More than 10 million Americans now identify as gay, lesbian, bisexual, or transgender, according to a new analysis by Gallup of its daily polling data.
The analysis, based on interviews with more than 1.6 million US adults over five years of data collection, suggests that this isn’t just because the population is growing but because more people are openly identifying as gay, lesbian, bisexual, or transgender than before. About 3.5 percent of American adults identified this way in 2012, while 4.1 percent did in 2016.
Younger generations are more likely to identify as gay, lesbian, bisexual, or transgender. According to Gallup, 7.3 percent of millennials identified as such in 2016, up from 5.8 percent in 2012. Just 3.2 percent of Generation X did in 2016 (the same as in 2012), 2.4 percent of baby boomers did (down from 2.7 percent in 2012), and 1.4 percent of traditionalists did (down from 1.8 percent in 2012).
Gallup found rises in identifying as gay, lesbian, bisexual, or transgender among men, women, all racial groups, all income groups, and all education levels. The two groups that weren’t more likely to identify as such were the moderately and highly religious.
The findings don’t necessarily mean that the number of people who are LGBTQ has increased over the past few years.
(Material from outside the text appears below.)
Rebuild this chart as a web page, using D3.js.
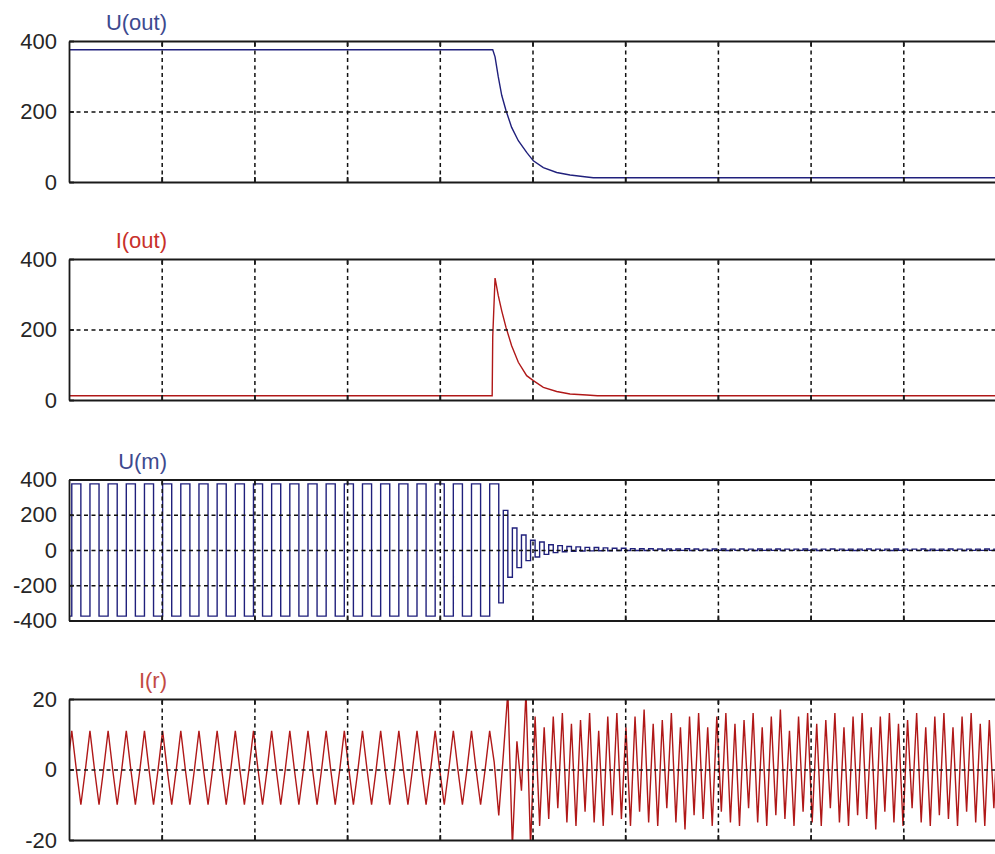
<!DOCTYPE html>
<html>
<head>
<meta charset="utf-8">
<script src="https://cdn.jsdelivr.net/npm/d3@7"></script>
<style>
  body { margin: 0; background: #fff; }
  svg { display: block; }
</style>
</head>
<body>
<script>
let width = 995
let height = 854
let left = 69
let right = 996
const panelTops = [41, 259, 479.5, 699]
const panelHeight = 141

const blue = '#20207c'
const red = '#b01818'

// scope traces, time axis in grid divisions (0..10)
const titles = ['U(out)', 'I(out)', 'U(m)', 'I(r)']
const xGrid = [1, 2, 3, 4, 5, 6, 7, 8, 9]

const uoutTicks = [0, 200, 400]
const ioutTicks = [0, 200, 400]
const umTicks = [-400, -200, 0, 200, 400]
const irTicks = [-20, 0, 20]

const uoutTime = [0, 4.571, 4.596, 4.631, 4.668, 4.714, 4.775, 4.847, 4.937, 5.009, 5.117, 5.261, 5.405, 5.585, 5.656, 10]
const uoutValue = [375, 375, 355, 298, 246, 203, 155, 117, 84, 60, 41, 27, 20, 14, 12, 12]

const ioutTime = [0, 4.565, 4.571, 4.596, 4.631, 4.668, 4.714, 4.775, 4.847, 4.937, 5.009, 5.117, 5.261, 5.405, 5.585, 5.7, 10]
const ioutValue = [12, 12, 179, 346, 296, 253, 206, 154, 107, 69, 55, 36, 24, 17, 14, 12, 12]

// U(m) and I(r) are sampled at a fixed step
const sampleStart = -0.019
const sampleStep = 0.049

const umValues = [
  -375, 375, 375, -375, -375, 375, 375, -375,
  -375, 375, 375, -375, -375, 375, 375, -375,
  -375, 375, 375, -375, -375, 375, 375, -375,
  -375, 375, 375, -375, -375, 375, 375, -375,
  -375, 375, 375, -375, -375, 375, 375, -375,
  -375, 375, 375, -375, -375, 375, 375, -375,
  -375, 375, 375, -375, -375, 375, 375, -375,
  -375, 375, 375, -375, -375, 375, 375, -375,
  -375, 375, 375, -375, -375, 375, 375, -375,
  -375, 375, 375, -375, -375, 375, 375, -375,
  -375, 375, 375, -375, -375, 375, 375, -375,
  -375, 375, 375, -375, -375, 375, 375,
  -300, 225, -155, 125, -100, 85, -60, 55, -40, 45, -25, 30, -15, 25, -10, 20,
  -8, 18, -6, 15, -5, 14, -4, 12, -4, 10, -3, 10, -3, 8,
  -3, 7, -3, 7, -2, 6, -3, 6, -2, 6, -2, 7,
  -3, 6, -2, 5, -3, 6, -2, 6, -3, 5, -2, 6,
  -2, 5, -3, 6, -2, 5, -2, 6, -3, 5, -2, 5,
  -2, 6, -2, 5, -3, 5, -2, 6, -2, 5, -2, 5,
  -3, 5, -2, 6, -2, 5, -2, 5, -3, 6, -2, 5,
  -2, 5, -2, 6, -3, 5, -2, 5, -2, 6, -2, 5,
  -3, 5, -2, 5, -2, 6, -2, 5, -2
]

const irValues = [
  0, 11, 0, -10, 0, 11, 0, -10,
  0, 11, 0, -10, 0, 11, 0, -10,
  0, 11, 0, -10, 0, 11, 0, -10,
  0, 11, 0, -10, 0, 11, 0, -10,
  0, 11, 0, -10, 0, 11, 0, -10,
  0, 11, 0, -10, 0, 11, 0, -10,
  0, 11, 0, -10, 0, 11, 0, -10,
  0, 11, 0, -10, 0, 11, 0, -10,
  0, 11, 0, -10, 0, 11, 0, -10,
  0, 11, 0, -10, 0, 11, 0, -10,
  0, 11, 0, -10, 0, 11, 0, -10,
  0, 11, 0, -10, 0, 11,
  2, -13, 4, 22, -22, 8, -6, 22, -22, 15,
  -16, 12, -14, 15, -11, 16, -15, 13, -16, 14, -12, 16,
  -15, 11, -16, 15, -13, 16, -14, 12, -16, 15, -12, 17,
  -15, 13, -16, 14, -11, 16, -15, 12, -17, 15, -13, 16,
  -14, 12, -16, 15, -12, 16, -15, 13, -16, 14, -11, 16,
  -15, 12, -16, 15, -13, 17, -14, 11, -16, 15, -12, 16,
  -15, 13, -16, 14, -11, 16, -15, 12, -16, 15, -13, 16,
  -14, 12, -17, 15, -12, 16, -15, 13, -16, 14, -11, 16,
  -15, 12, -16, 15, -13, 16, -14, 12, -16, 15, -12, 16,
  -15, 13, -16, 14, -11, 16
]

const sampled = (values) => values.map((v, i) => [sampleStart + i * sampleStep, v])

const panels = [
  {title: titles[0], domain: [0, 400], ticks: uoutTicks, grid: [200], points: d3.zip(uoutTime, uoutValue), color: blue, titleColor: '#3d4a8f', curve: d3.curveLinear},
  {title: titles[1], domain: [0, 400], ticks: ioutTicks, grid: [200], points: d3.zip(ioutTime, ioutValue), color: red, titleColor: '#c8302a', curve: d3.curveLinear},
  {title: titles[2], domain: [-400, 400], ticks: umTicks, grid: [-200, 0, 200], points: sampled(umValues), color: blue, titleColor: '#3d4a8f', curve: d3.curveStepAfter},
  {title: titles[3], domain: [-20, 20], ticks: irTicks, grid: [0], points: sampled(irValues), color: red, titleColor: '#c24a45', curve: d3.curveLinear}
]

const svg = d3.select('body').append('svg').attr('width', width).attr('height', height)
svg.append('rect').attr('width', width).attr('height', height).attr('fill', '#fff')

const x = d3.scaleLinear().domain([0, 10]).range([left, right])

panels.forEach((p, n) => {
  let top = panelTops[n]
  let bottom = top + panelHeight
  const y = d3.scaleLinear().domain(p.domain).range([bottom, top])
  const g = svg.append('g')

  g.append('clipPath').attr('id', 'clip' + n)
    .append('rect').attr('x', left).attr('y', top).attr('width', right - left).attr('height', panelHeight)

  g.append('path')
    .datum(p.points)
    .attr('clip-path', `url(#clip${n})`)
    .attr('fill', 'none')
    .attr('stroke', p.color)
    .attr('stroke-width', 1.4)
    .attr('d', d3.line().x(d => x(d[0])).y(d => y(d[1])).curve(p.curve))

  // dashed grid on top of the trace
  g.append('g')
    .attr('class', 'grid')
    .attr('transform', `translate(0,${bottom})`)
    .call(d3.axisBottom(x).tickValues(xGrid).tickSize(-panelHeight).tickFormat(''))
    .call(a => a.select('.domain').remove())
  g.append('g')
    .attr('class', 'grid')
    .attr('transform', `translate(${left},0)`)
    .call(d3.axisLeft(y).tickValues(p.grid).tickSize(-(right - left)).tickFormat(''))
    .call(a => a.select('.domain').remove())
  g.selectAll('.grid line').attr('stroke', '#111').attr('stroke-width', 1.5).attr('stroke-dasharray', '4,3.5')

  // frame with inward ticks
  g.append('g').attr('class', 'frame').attr('transform', `translate(0,${bottom})`)
    .call(d3.axisBottom(x).tickValues(xGrid).tickSizeInner(-5).tickSizeOuter(0).tickFormat(''))
  g.append('g').attr('class', 'frame').attr('transform', `translate(0,${top})`)
    .call(d3.axisTop(x).tickValues(xGrid).tickSizeInner(-5).tickSizeOuter(0).tickFormat(''))
  g.append('g').attr('class', 'frame').attr('transform', `translate(${left},0)`)
    .call(d3.axisLeft(y).tickValues(p.ticks).tickSizeInner(-5).tickSizeOuter(0).tickPadding(12).tickFormat(d => String(d)))
  g.selectAll('.frame .domain').attr('stroke', '#1a1a1a').attr('stroke-width', 1.8)
  g.selectAll('.frame line').attr('stroke', '#1a1a1a').attr('stroke-width', 1.8)
  g.selectAll('.frame text')
    .attr('fill', '#262626')
    .style('font-family', 'Liberation Sans, Arial, sans-serif')
    .style('font-size', '22px')

  g.append('text')
    .text(p.title)
    .attr('x', 167)
    .attr('y', top - 11)
    .attr('text-anchor', 'end')
    .attr('fill', p.titleColor)
    .style('font-family', 'Liberation Sans, Arial, sans-serif')
    .style('font-size', '22px')
})
</script>
</body>
</html>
Rather, the results may show that people are more willing to be open about their identities now that LGBTQ people are much more accepted in American society. After all, it’s likely no coincidence that the generation most accepting of LGBTQ rights — from same-sex marriage to trans rights — is also the most likely to say it identifies as gay, lesbian, bisexual, or transgender.
In some sense, then, the survey can be taken as a sign of progress: After centuries of oppression of LGBTQ people, more are willing to live their lives out in the open.